Le scénario classique est de vendre en panique lorsque les cours chutent, et d’acheter avec frénésie lorsque les marchés s’enflamment. Matthew Beckerleg note que les instruments de placement sont l’une des rares marchandises dont la demande explose lorsque les prix sont élevés et qu’on ignore quand elles sont offertes à bas prix!

Dans le secteur du placement, les émotions évoluent selon le cycle suivant : optimisme, euphorie, doute et peur, puis on recommence. Matthew Beckerleg comprend qu’on puisse éprouver une grande difficulté à briser ce cercle vicieux, car la masse des investisseurs se fond dans une espèce de « troupeau » où les différences sont aplanies et où on trouve une chaleur bienfaisante.

L’ennui, c’est que ce réconfort n’est qu’apparent. Il a tendance à créer de l’interférence dans le processus rationnel de prise de décision, dit Matthew Beckerleg.
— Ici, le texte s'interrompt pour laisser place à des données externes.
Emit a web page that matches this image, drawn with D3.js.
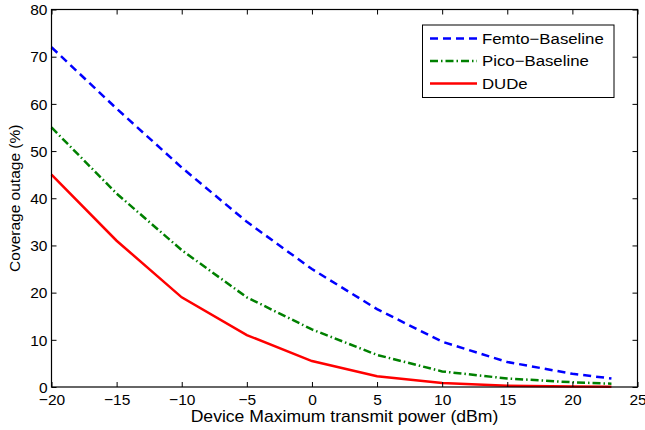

Le rôle du conseiller est alors d’éliminer cette source d’interférences en proposant à leurs clients émotifs une stratégie de répartition d’actifs qui répond leurs besoins à long terme.

Cette stratégie doit être disciplinée et évolutive. Disciplinée : si l’allocation idéale d’actifs pour un client donnée est de 60 % en actions et de 40 % en obligations, eh bien, on conservera intactes ces proportions jusqu’à ce que des changements majeurs justifient une autre pondération. « Dès qu’on note un écart de 5 % dans l’allocation, on doit revenir au plan de départ », indique Matthew Beckerleg.
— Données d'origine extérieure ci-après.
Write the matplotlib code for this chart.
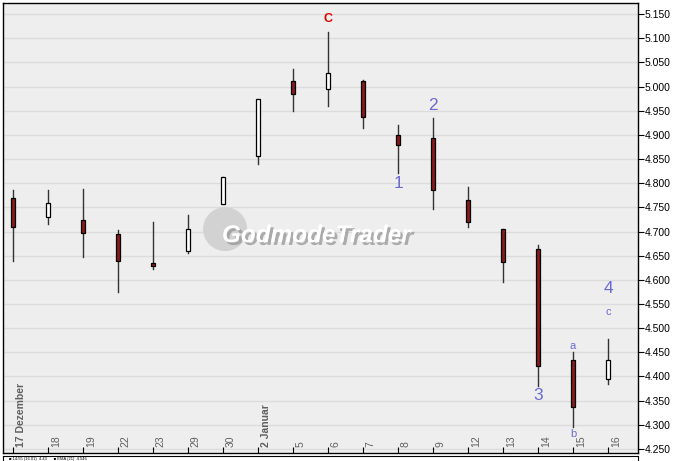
import matplotlib
matplotlib.use("Agg")
import matplotlib.pyplot as plt
import matplotlib.patheffects as pe
from matplotlib.patches import Rectangle, Ellipse

# Tageskerzen 17. Dezember bis 16. Januar
dates = ["17 Dezember", "18", "19", "22", "23", "29", "30", "2 Januar", "5", "6",
         "7", "8", "9", "12", "13", "14", "15", "16"]
opens = [4.770, 4.730, 4.7235, 4.694, 4.634, 4.660, 4.756, 4.857, 5.011, 4.994,
         5.011, 4.900, 4.893, 4.766, 4.706, 4.663, 4.435, 4.395]
highs = [4.786, 4.786, 4.788, 4.703, 4.719, 4.734, 4.812, 4.975, 5.036, 5.112,
         5.013, 4.920, 4.934, 4.793, 4.706, 4.672, 4.451, 4.477]
lows = [4.639, 4.715, 4.648, 4.574, 4.622, 4.656, 4.756, 4.839, 4.950, 4.960,
        4.915, 4.821, 4.746, 4.710, 4.596, 4.380, 4.296, 4.384]
closes = [4.710, 4.758, 4.697, 4.639, 4.628, 4.706, 4.812, 4.974, 4.985, 5.027,
          4.937, 4.879, 4.785, 4.720, 4.637, 4.422, 4.337, 4.434]

# Wellenzaehlung
wave_labels = ["1", "2", "3", "4"]
wave_x = [11, 12, 15, 17]
wave_y = [4.800, 4.960, 4.361, 4.583]
sub_labels = ["a", "b", "c"]
sub_x = [16, 16, 17]
sub_y = [4.463, 4.280, 4.533]

yticks = [4.25, 4.30, 4.35, 4.40, 4.45, 4.50, 4.55, 4.60, 4.65, 4.70, 4.75,
          4.80, 4.85, 4.90, 4.95, 5.00, 5.05, 5.10, 5.15]

W, H = 676, 461
fig = plt.figure(figsize=(W / 100, H / 100), dpi=100)
fig.patch.set_facecolor("white")
ax = fig.add_axes([3 / W, (H - 453) / H, 635 / W, 450 / H])
ax.set_facecolor("#eeeeee")

ax.set_xlim(-0.286, 17.857)
ax.set_ylim(4.2417, 5.1728)

for y in yticks:
    ax.axhline(y, color="#dcdcdc", lw=1, zorder=0)

# Logo im Hintergrund
ax.add_patch(Ellipse((6.06, 4.705), 1.26, 0.091, facecolor="#d2d2d2",
                     edgecolor="none", zorder=1))
ax.text(5.97, 4.678, "GodmodeTrader", fontsize=17.5, fontweight="bold",
        style="italic", color="white", zorder=1, family="Liberation Sans",
        path_effects=[pe.withSimplePatchShadow(offset=(2, -2), shadow_rgbFace="#9a9a9a", alpha=0.8)])

bw = 0.11
for i in range(len(dates)):
    o, h, l, c = opens[i], highs[i], lows[i], closes[i]
    ax.plot([i, i], [l, h], color="#333333", lw=1, zorder=2)
    fc = "white" if c >= o else "#8b1a1a"
    ax.add_patch(Rectangle((i - bw / 2, min(o, c)), bw, abs(c - o),
                           facecolor=fc, edgecolor="black", lw=0.9, zorder=3))

ax.text(9, 5.140, "C", color="#e00000", fontsize=9, fontweight="bold",
        ha="center", va="center", family="Liberation Sans")
for t, x, y in zip(wave_labels, wave_x, wave_y):
    ax.text(x, y, t, color="#6a6ad0", fontsize=12.5, ha="center", va="center",
            family="Liberation Sans")
for t, x, y in zip(sub_labels, sub_x, sub_y):
    ax.text(x, y, t, color="#6a6ad0", fontsize=8, ha="center", va="center",
            family="Liberation Sans")

# X-Beschriftung innen
ax.set_xticks(range(len(dates)))
ax.set_xticklabels([])
ax.tick_params(axis="x", direction="in", length=4, color="black")
for i, d in enumerate(dates):
    bold = not d.isdigit()
    ax.text(i + 0.22, 4.2535, d, rotation=90, ha="center", va="bottom",
            fontsize=7.5, color="#606060", family="Liberation Sans",
            fontweight="bold" if bold else "normal")

ax.yaxis.tick_right()
ax.set_yticks(yticks)
ax.set_yticklabels([f"{v:.3f}" for v in yticks], fontsize=7.5,
                   family="Liberation Sans")
ax.tick_params(axis="y", direction="out", length=4, pad=1)
for s in ax.spines.values():
    s.set_color("black")
    s.set_linewidth(1)

# Legendenleiste unten
lax = fig.add_axes([3 / W, 0, 635 / W, (H - 456) / H])
lax.set_xticks([])
lax.set_yticks([])
lax.set_facecolor("white")
lax.spines["bottom"].set_visible(False)
lax.text(0.01, 0.45, "\u25a0 14:55 (16.01)  4.43      \u25a0 EMA (21)  4.546",
         transform=lax.transAxes, fontsize=3, va="center", family="Liberation Sans")

fig.savefig("out.png", dpi=100)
Évolutive : le portefeuille doit être adapté en fonction du cycle de vie du client, non pas de l’humeur des marchés. L’histoire montre qu’il est très risqué de tenter d’identifier quels seront les secteurs de l’heure au cours d’une année, car cela revient à essayer de synchroniser les marchés. En revanche, certains changements fondamentaux doivent commander des modifications dans la stratégie. « À mesure qu’une personne vieillit, par exemple, ses revenus peuvent commencer à diminuer. Le moment peut être alors propice de positionner le portefeuille de manière plus défensive », explique le gestionnaire.
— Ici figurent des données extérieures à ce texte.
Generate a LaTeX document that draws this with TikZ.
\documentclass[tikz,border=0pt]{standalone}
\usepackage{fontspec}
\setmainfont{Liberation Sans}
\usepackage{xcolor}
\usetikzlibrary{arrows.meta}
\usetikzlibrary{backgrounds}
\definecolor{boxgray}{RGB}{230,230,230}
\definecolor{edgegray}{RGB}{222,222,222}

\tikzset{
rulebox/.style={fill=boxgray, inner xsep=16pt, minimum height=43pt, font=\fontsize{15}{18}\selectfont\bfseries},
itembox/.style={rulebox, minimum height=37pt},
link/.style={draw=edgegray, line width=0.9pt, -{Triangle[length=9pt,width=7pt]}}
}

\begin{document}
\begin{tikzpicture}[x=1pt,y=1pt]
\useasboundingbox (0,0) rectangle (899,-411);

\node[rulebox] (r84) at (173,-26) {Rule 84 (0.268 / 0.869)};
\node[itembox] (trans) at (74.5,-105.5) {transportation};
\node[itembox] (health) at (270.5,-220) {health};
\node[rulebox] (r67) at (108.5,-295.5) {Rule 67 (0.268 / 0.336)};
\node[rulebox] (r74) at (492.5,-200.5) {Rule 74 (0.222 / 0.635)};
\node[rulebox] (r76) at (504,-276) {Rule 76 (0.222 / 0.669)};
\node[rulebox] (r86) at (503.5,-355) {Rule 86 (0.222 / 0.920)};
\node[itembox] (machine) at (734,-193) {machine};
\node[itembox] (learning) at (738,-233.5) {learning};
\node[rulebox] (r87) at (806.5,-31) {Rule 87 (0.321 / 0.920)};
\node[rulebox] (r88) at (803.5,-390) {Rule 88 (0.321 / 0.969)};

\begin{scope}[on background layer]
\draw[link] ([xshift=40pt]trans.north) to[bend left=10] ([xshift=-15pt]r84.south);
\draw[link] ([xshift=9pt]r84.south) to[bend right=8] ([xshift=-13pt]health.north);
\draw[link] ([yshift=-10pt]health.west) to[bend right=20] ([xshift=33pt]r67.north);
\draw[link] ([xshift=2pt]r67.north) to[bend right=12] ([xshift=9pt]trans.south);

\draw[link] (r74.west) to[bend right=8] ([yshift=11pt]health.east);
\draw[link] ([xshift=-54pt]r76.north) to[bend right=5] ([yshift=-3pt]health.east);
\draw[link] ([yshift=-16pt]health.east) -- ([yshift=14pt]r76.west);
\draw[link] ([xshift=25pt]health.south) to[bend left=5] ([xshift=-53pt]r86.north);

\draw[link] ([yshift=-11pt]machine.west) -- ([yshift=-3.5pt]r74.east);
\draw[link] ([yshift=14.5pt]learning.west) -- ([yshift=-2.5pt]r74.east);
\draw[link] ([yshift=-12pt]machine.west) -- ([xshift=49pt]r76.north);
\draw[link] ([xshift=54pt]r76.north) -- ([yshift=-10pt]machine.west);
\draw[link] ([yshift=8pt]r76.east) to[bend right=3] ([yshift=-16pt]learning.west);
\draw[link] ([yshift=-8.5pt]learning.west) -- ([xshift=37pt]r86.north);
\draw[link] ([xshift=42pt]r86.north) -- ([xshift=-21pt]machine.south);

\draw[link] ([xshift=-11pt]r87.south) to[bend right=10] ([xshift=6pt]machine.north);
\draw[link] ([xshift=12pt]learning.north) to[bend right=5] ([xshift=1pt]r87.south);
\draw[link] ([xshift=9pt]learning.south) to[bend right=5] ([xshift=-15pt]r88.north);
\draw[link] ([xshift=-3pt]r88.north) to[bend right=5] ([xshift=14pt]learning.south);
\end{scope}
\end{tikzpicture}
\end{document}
Cependant, avant de réorganiser les placements, le conseiller doit faire une évaluation exhaustive de la situation financière de son client, non seulement pour ce qui est des actifs, mais aussi du passif. Les actifs incluent toutes les sources de revenus. « Les prestations d’un régime privé de retraite doivent être considérées comme un actif de premier plan », souligne l’expert. Quant au passif, il comprend le solde hypothécaire et celui des prêts à la consommation, bien sûr, mais aussi les coûts liés à l’éducation post-secondaires des enfants. « Il est important que le passif soit compensé par des actifs tangibles et qu’il serve à atteindre des buts raisonnables. L’analyse d’un conseiller sera d’une aide précieuse pour ce client », dit Matthew Beckerleg.

Enfin, Matthew Beckerleg exhorte les investisseurs à ne pas se laisser influencer par les médias et la publicité des institutions financières. En effet, les messages qui sont véhiculés risquent d’exacerber leurs émotions, car ils ne présentent la plupart du temps que des situations idéales : des stratégies qui ont bien fonctionné pour untel, des placements qui ont rapporté gros pour l’autre, etc. Pour éviter ce piège, il convient de bien connaître sa tolérance au risque et de se faire à l’idée qu’un plan financier doit prendre de cinq à dix ans avant de porter fruit. Ici aussi, l’aide d’un conseiller sera inestimable dans la réussite de cet objectif, conclut Matthew Beckerleg.